Nuestra vinculación con el mundo animal es evidente. A pesar
de un abandono paulatino durante el pasado siglo XX, estamos
asistiendo a un reencuentro necesario con nuestros más remotos
vínculos. Los animales han sido desde tiempos antiguos el
símbolo y epifanía de las diferentes divinidades, de nuestros
miedos y de nuestros deseos. Bestias terrestres, seres híbridos,
animales fantásticos han encarnado la ambivalencia entre el
bien y el mal, lo positivo y lo negativo, el oscuro mundo subterráneo
y la luz. Los bestiarios medievales sobrevivieron incluso
a periodos menos supersticiosos gracias a leyendas y diversos
relatos fantásticos de los pocos viajeros que lograron llegar de
tierras remotas. Tendremos que esperar hasta el siglo XIX y su
cientificismo para poder explicar la presencia de animales de los
que hasta entonces sólo se había oído hablar a través de leyendas
y cuentos.

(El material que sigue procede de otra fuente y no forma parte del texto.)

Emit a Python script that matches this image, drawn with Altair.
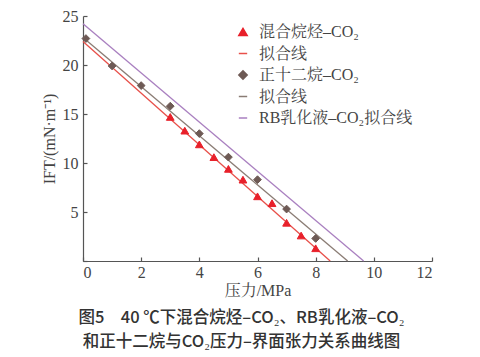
import altair as alt
import pandas as pd

# ---- data ----
mixed_p = [3.0, 3.5, 4.0, 4.5, 5.0, 5.5, 6.0, 6.5, 7.0, 7.5, 8.0]
mixed_ift = [14.7, 13.3, 11.9, 10.6, 9.4, 8.3, 6.6, 5.9, 3.9, 2.6, 1.3]

dodecane_p = [0.1, 1.0, 2.0, 3.0, 4.0, 5.0, 6.0, 7.0, 8.0]
dodecane_ift = [22.7, 19.9, 17.9, 15.8, 13.0, 10.6, 8.3, 5.3, 2.3]

fit_mixed_p = [0.0, 8.5]
fit_mixed_ift = [22.4, 0.0]
fit_dodecane_p = [0.0, 9.1]
fit_dodecane_ift = [22.8, 0.0]
fit_rb_p = [0.0, 9.65]
fit_rb_ift = [24.2, 0.0]

keys = ["a", "b", "c", "d", "e"]
labels = ["混合烷烃–CO₂", "拟合线", "正十二烷–CO₂", "拟合线", "RB乳化液–CO₂拟合线"]
colors = ["#e8202a", "#e8504a", "#6e5a55", "#8a7c74", "#a97fc0"]
shapes = ["triangle-up", "stroke", "diamond", "stroke", "stroke"]

x_ticks = [0, 2, 4, 6, 8, 10, 12]
y_ticks = [5, 10, 15, 20, 25]

# ---- tables ----
pts = pd.DataFrame({
    "p": mixed_p + dodecane_p,
    "ift": mixed_ift + dodecane_ift,
    "key": ["a"] * len(mixed_p) + ["c"] * len(dodecane_p),
})
lines = pd.DataFrame({
    "p": fit_mixed_p + fit_dodecane_p + fit_rb_p,
    "ift": fit_mixed_ift + fit_dodecane_ift + fit_rb_ift,
    "key": ["b"] * 2 + ["d"] * 2 + ["e"] * 2,
})

label_expr = " : ".join(
    f"datum.value == '{k}' ? '{l}'" for k, l in zip(keys, labels)
) + " : ''"

SERIF = "Liberation Serif, Noto Serif CJK SC, Noto Sans CJK SC"
W, H = 349, 245

legend = alt.Legend(
    title=None, orient="none", legendX=152, legendY=8,
    labelExpr=label_expr, labelFont=SERIF, labelFontSize=16,
    labelColor="#444", symbolSize=70, symbolStrokeWidth=1.5,
    rowPadding=5.5, labelOffset=8,
)

color_scale = alt.Scale(domain=keys, range=colors)
shape_scale = alt.Scale(domain=keys, range=shapes)

x_main = alt.X("p:Q", scale=alt.Scale(domain=[0, 12], nice=False),
               axis=alt.Axis(values=x_ticks, ticks=False, grid=False,
                             title="压力/MPa", labelPadding=3, titlePadding=2))
y_main = alt.Y("ift:Q", scale=alt.Scale(domain=[0, 25], nice=False),
               axis=alt.Axis(values=y_ticks, ticks=False, grid=False,
                             title="IFT/(mN·m⁻¹)", labelPadding=5, titlePadding=5))

x_ticks_axis = alt.X("p:Q", axis=alt.Axis(orient="top", offset=-H, values=x_ticks, labels=False,
                                          domain=False, grid=False, ticks=True, tickSize=4,
                                          title=None))
y_ticks_axis = alt.Y("ift:Q", axis=alt.Axis(orient="right", offset=-W, values=[0] + y_ticks,
                                            labels=False, domain=False, grid=False, ticks=True,
                                            tickSize=4, title=None))

fits = alt.Chart(lines).mark_line(strokeWidth=1.3).encode(
    x=x_ticks_axis,
    y=y_ticks_axis,
    color=alt.Color("key:N", scale=color_scale, legend=legend),
    detail="key:N",
)

points = alt.Chart(pts).mark_point(filled=True, size=60, opacity=1, strokeWidth=1).encode(
    x=x_main,
    y=y_main,
    color=alt.Color("key:N", scale=color_scale, legend=legend),
    stroke=alt.Stroke("key:N", scale=alt.Scale(domain=keys, range=colors), legend=legend),
    shape=alt.Shape("key:N", scale=shape_scale, legend=legend),
)

chart = alt.layer(fits, points).resolve_axis(x="independent", y="independent").properties(
    width=W, height=H,
    title=alt.TitleParams(
        text=["图5　40 ℃下混合烷烃–CO₂、RB乳化液–CO₂", "和正十二烷与CO₂压力–界面张力关系曲线图"],
        orient="bottom", anchor="middle", dx=-16, offset=12,
        font="Noto Sans CJK SC", fontSize=16.5, fontWeight=500, color="#333",
        lineHeight=24,
    ),
    autosize=alt.AutoSizeParams(type="none"),
    padding={"left": 75, "top": 8, "right": 30, "bottom": 96},
).configure_view(stroke=None).configure_axis(
    domainColor="#555", tickColor="#555", domainWidth=1.2, tickWidth=1.2,
    labelFont=SERIF, labelFontSize=16, labelColor="#444",
    titleFont=SERIF, titleFontSize=16, titleColor="#444", titleFontWeight="normal",
)

chart.save("out.html", embed_options={"renderer": "svg", "actions": False})
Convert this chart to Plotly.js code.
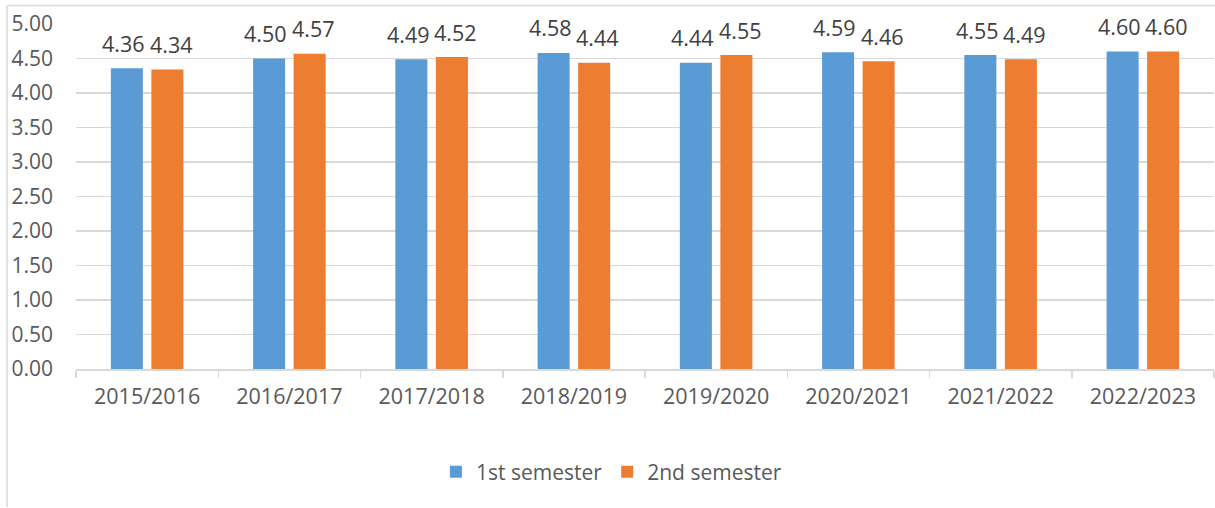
<!DOCTYPE html>
<html>
<head>
<meta charset="utf-8">
<script src="https://cdn.plot.ly/plotly-3.0.1.min.js"></script>
<style>html,body{margin:0;padding:0;background:#fff;}#chart{width:1215px;height:508px;}</style>
</head>
<body>
<div id="chart"></div>
<script>
const categories = ["2015/2016","2016/2017","2017/2018","2018/2019","2019/2020","2020/2021","2021/2022","2022/2023"];
const semester1 = [4.36, 4.50, 4.49, 4.58, 4.44, 4.59, 4.55, 4.60];
const semester2 = [4.34, 4.57, 4.52, 4.44, 4.55, 4.46, 4.49, 4.60];
const seriesNames = ["1st semester", "2nd semester"];

const FONT = "Open Sans, sans-serif";
const common = {
  type: "bar",
  x: categories,
  textposition: "none",
  hoverinfo: "skip"
};
const traces = [
  Object.assign({}, common, {y: semester1, name: seriesNames[0], marker: {color: "#5B9BD5"}}),
  Object.assign({}, common, {y: semester2, name: seriesNames[1], marker: {color: "#ED7D31"}})
];

// data labels built from the series arrays
const labelAnnotations = [];
[[semester1, -23.5], [semester2, 24]].forEach(([vals, dx]) => {
  vals.forEach((v, i) => {
    labelAnnotations.push({
      xref: "x", yref: "y", x: categories[i], y: v,
      text: v.toFixed(2), showarrow: false,
      xanchor: "center", yanchor: "middle", xshift: dx, yshift: 25,
      font: {family: FONT, size: 21.5, color: "#404040"}
    });
  });
});

const layout = {
  width: 1215, height: 508,
  margin: {l: 76, r: 1, t: 24, b: 138.5, pad: 0},
  paper_bgcolor: "#ffffff",
  plot_bgcolor: "#ffffff",
  barmode: "group",
  bargap: 0.43,
  bargroupgap: 0.21,
  font: {family: FONT, size: 21, color: "#595959"},
  xaxis: {
    showline: true, linecolor: "#d9d9d9", linewidth: 1.5,
    ticks: "outside", tickson: "boundaries", ticklen: 7, tickcolor: "#d9d9d9", tickwidth: 1.5,
    ticklabelstandoff: 8,
    tickfont: {family: FONT, size: 21.5, color: "#595959"},
    showgrid: false, fixedrange: true
  },
  yaxis: {
    range: [0, 5], dtick: 0.5, tickformat: ".2f",
    showgrid: true, gridcolor: "#d9d9d9", gridwidth: 1.3,
    zeroline: false, showline: false, ticks: "",
    ticklabelstandoff: 22,
    tickfont: {family: FONT, size: 21, color: "#595959"},
    fixedrange: true
  },
  showlegend: true,
  legend: {
    orientation: "h", x: 0.4705, xanchor: "center", y: -0.299, yanchor: "middle",
    font: {family: FONT, size: 21, color: "#595959"},
    traceorder: "normal"
  },
  annotations: labelAnnotations,
  shapes: [
    {type: "line", xref: "paper", yref: "paper", x0: -0.0606, x1: -0.0606, y0: 1.0535, y1: -0.4, line: {color: "#d9d9d9", width: 1.5}},
    {type: "line", xref: "paper", yref: "paper", x0: -0.0606, x1: 1.01, y0: 1.0535, y1: 1.0535, line: {color: "#d9d9d9", width: 1.5}}
  ]
};

Plotly.newPlot("chart", traces, layout, {displayModeBar: false, staticPlot: true});
</script>
</body>
</html>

La necesidad de mostrar los nuevos especímenes
llevó al desarrollo de técnicas de conservación, como el
secado de plantas por prensado, en el caso de los herbarios, y
la utilización de productos químicos en los que los animales capturados
podían conservarse indefinidamente; pero la técnica
que más calado tuvo entre el público que visitaba los primeros
museos de historia natural fue la taxidermia, que como método
de preservación en el tiempo de animales muertos tiene una
doble lectura: por un lado, la paralización del tiempo que va
degradando a todos los seres vivos, y por lo tanto, de la muerte,
y por otro, la simbología que acompaña a esta actividad. El
embalsamamiento tiene una estrecha relación con la fotografía,
que, del mismo modo, embalsama el tiempo, la vida, en un instante
para siempre. El intento de ofrecer un atisbo de vida en la
muerte, congelando poses o gestos, vincula íntima y necesariamente
la taxidermia con la fotografía. Al fin y al cabo, vanitas.